Assim, a tese buscou definir quais atores desempenharam o papel de empreendedores das normas do SIDH, de que maneira e por quais razões eles decidiram instrumentalizar essa normatividade, e como as suas estratégias e as dinâmicas políticas desatadas por suas ações foram responsáveis pelo impacto do SIDH nesses quatro países. Em oposição à maioria dos estudos que privilegiam a ação do Executivo e das elites político-institucionais para explicar seja a realização de julgamentos no período pós-transicional, seja o impacto de normas e pressões internacionais de direitos humanos, a hipótese testada salienta a importância de juízes e organizações não governamentais (ONGs) domésticas para explicar a influência do SIDH no tema da justiça de transição, enfatizando assim o papel de grupos da sociedade civil e as respostas da cúpula do Judiciário local. Dessa maneira, o autor argumenta que o SIDH adquirirá aderência doméstica se e quando esses dois conjuntos de atores forem capazes de entendê-lo e instrumentalizá-lo como um mecanismo efetivo para o seu “empoderamento”. Desse modo, o impacto depende, por um lado, da organização prévia de grupos locais de direitos humanos, da sua capacidade de articulação transnacional e, em especial, da existência de ONGs profissionalizadas que definam as ações de mobilização legal das normas do SIDH como uma prioridade. Além disso, a influência também depende, por outro lado, de um grau de abertura da cúpula do Judiciário local – ou de pelo menos um grupo de seus magistrados – a essa normatividade internacional, cuja utilização deve ser percebida como uma oportunidade para fortalecer sua posição institucional e incrementar seus recursos e argumentos jurídico-legais.
No caso específico do Brasil, a tese analisa como e por que a normatividade do SIDH sobre o tema da justiça de transição tem encontrado obstáculos para o seu impacto em questões de direitos humanos, sobretudo no que tange ao caso Gomes Lund (guerrilha do Araguaia), por meio do qual a Corte Interamericana de Direitos Humanos condenou o Brasil em 2010, determinando que a Lei de Anistia era desprovida de validade ao preservar a impunidade das graves violações da ditadura militar. Contrapondo o caso brasileiro com os dos outros três países estudados, a tese destaca por que juízes e ONGs do Brasil não têm sido canais para o impacto do SIDH.

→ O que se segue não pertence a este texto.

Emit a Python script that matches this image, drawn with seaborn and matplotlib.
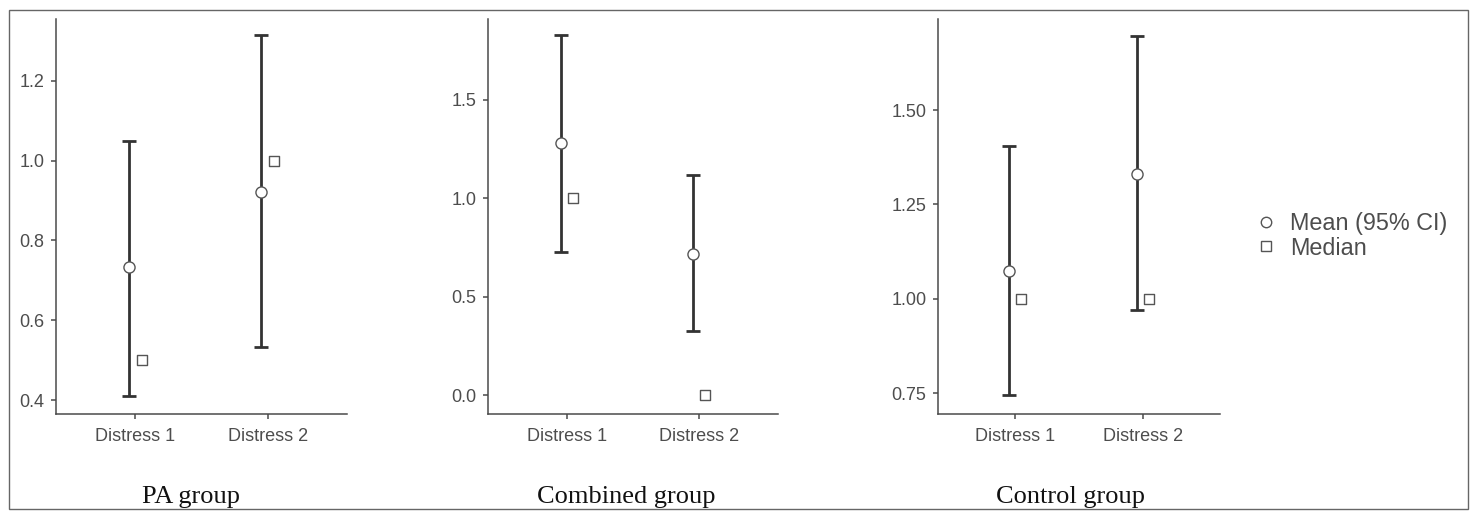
import matplotlib
matplotlib.use("Agg")
import numpy as np
import pandas as pd
import matplotlib.pyplot as plt
import seaborn as sns
from matplotlib.lines import Line2D
from matplotlib.patches import Rectangle

# %% values
groups = ["PA group", "Combined group", "Control group"]
times = ["Distress 1", "Distress 2"]
mean_vals = [[0.733, 0.922], [1.28, 0.72], [1.075, 1.331]]
ci_low = [[0.41, 0.534], [0.73, 0.325], [0.744, 0.971]]
ci_high = [[1.048, 1.314], [1.83, 1.12], [1.405, 1.695]]
median_vals = [[0.5, 1.0], [1.0, 0.0], [1.0, 1.0]]
y_ticks = [[0.4, 0.6, 0.8, 1.0, 1.2], [0.0, 0.5, 1.0, 1.5], [0.75, 1.00, 1.25, 1.50]]
y_fmt = ["{:.1f}", "{:.1f}", "{:.2f}"]

# %% layout
sns.set_style("ticks")
plt.rcParams["font.family"] = ["Liberation Sans", "DejaVu Sans"]

W, H = 1477, 518
fig = plt.figure(figsize=(W / 100, H / 100), dpi=100)

ax_left = [56, 488, 938]
ax_right = [347, 778, 1220]
ax_top, ax_bottom = 19, 414
y_lims = [(0.365, 1.355), (-0.095, 1.911), (0.695, 1.741)]
title_x = [191, 626, 1070]

spine_col = "#4a4a4a"
text_col = "#4d4d4d"
bar_col = "#333333"
dodge = 0.047

for i, grp in enumerate(groups):
    ax = fig.add_axes([ax_left[i] / W, 1 - ax_bottom / H,
                       (ax_right[i] - ax_left[i]) / W, (ax_bottom - ax_top) / H])
    df = pd.DataFrame({
        "time": times,
        "x": np.arange(len(times)),
        "mean": mean_vals[i],
        "lo": ci_low[i],
        "hi": ci_high[i],
        "median": median_vals[i],
    })
    ax.errorbar(df["x"] - dodge, df["mean"],
                yerr=[df["mean"] - df["lo"], df["hi"] - df["mean"]],
                fmt="none", ecolor=bar_col, elinewidth=2.0, capsize=5, capthick=2.0, zorder=2)
    sns.scatterplot(x=df["x"] - dodge, y=df["mean"], marker="o", s=64, color="white",
                    edgecolor="#555555", linewidth=1.0, ax=ax, zorder=3)
    sns.scatterplot(x=df["x"] + dodge, y=df["median"], marker="s", s=48, color="white",
                    edgecolor="#555555", linewidth=1.0, ax=ax, zorder=3)

    ax.set_xlim(-0.6, 1.6)
    ax.set_ylim(*y_lims[i])
    ax.set_xticks(df["x"])
    ax.set_xticklabels(times)
    ax.set_yticks(y_ticks[i])
    ax.set_yticklabels([y_fmt[i].format(v) for v in y_ticks[i]])
    ax.set_xlabel("")
    ax.set_ylabel("")
    sns.despine(ax=ax)
    for s in ["left", "bottom"]:
        ax.spines[s].set_color(spine_col)
        ax.spines[s].set_linewidth(1.1)
    ax.tick_params(axis="both", colors=spine_col, labelcolor=text_col, labelsize=13,
                   length=3.8, width=1.1)
    ax.tick_params(axis="x", pad=6.5)
    ax.tick_params(axis="y", pad=4.5)
    ax.set_facecolor("none")

    fig.text(title_x[i] / W, (H - 503) / H, grp, ha="center", va="baseline",
             fontsize=19, family=["Liberation Serif", "DejaVu Serif"], color="#111111")

handles = [
    Line2D([], [], ls="none", marker="o", ms=7.5, mfc="white", mec="#555555", mew=1.0),
    Line2D([], [], ls="none", marker="s", ms=6.5, mfc="white", mec="#555555", mew=1.0),
]
fig.legend(handles, ["Mean (95% CI)", "Median"], loc="center left",
           bbox_to_anchor=(1255 / W, 1 - 236 / H), frameon=False, fontsize=16.8,
           handlelength=0.9, handletextpad=0.6, labelspacing=0.05,
           borderpad=0, borderaxespad=0, labelcolor=text_col)

fig.patches.append(Rectangle((9 / W, (H - 509) / H), (1468 - 9) / W, (509 - 10) / H,
                             transform=fig.transFigure, fill=False, edgecolor="#666666",
                             linewidth=1.0))

fig.savefig("out.png", dpi=100)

Assim, argumenta-se que a ausência de ONGs litigantes e com capacidade de atuação transnacional interessadas na agenda de justiça de transição compromete seriamente as perspectivas de impacto do SIDH no Brasil. Além disso, a continuidade institucional do Supremo Tribunal Federal durante a transição democrática, bem como sua composição e cultura jurídica herdadas da ditadura, contribuíram decisivamente para preservar o desconhecimento do direito internacional dos direitos humanos dentro do tribunal e reforçar, no processo de revisão judicial, a prática do “positivismo à la carte” (Ventura, 2011), que extrapola a análise do texto escrito da lei e adota, convenientemente, outras matrizes exegéticas, como o “método histórico” utilizado durante o exame da Lei de Anistia pelo tribunal, mesmo quando isso implica a manutenção do legado da legislação autoritária, da qual o STF erigiu-se como grande defensor junto das Forças Armadas. Consequentemente, uma vez que ONGs e juízes não têm entendido o SIDH como um mecanismo efetivo para o seu “empoderamento”, a questão do impacto do SIDH fica seriamente comprometida. Em outras palavras, sem ONGs e magistrados desempenhando o papel de empreendedores de normas do SIDH, não causam estranheza as dificuldades de aderência das decisões internacionais no Brasil, o que fortalece a impunidade, a política de silêncio, a manutenção das lógicas e estruturas do aparato repressivo e as muitas outras assombrosas linhas de continuidade de um passado que não passou.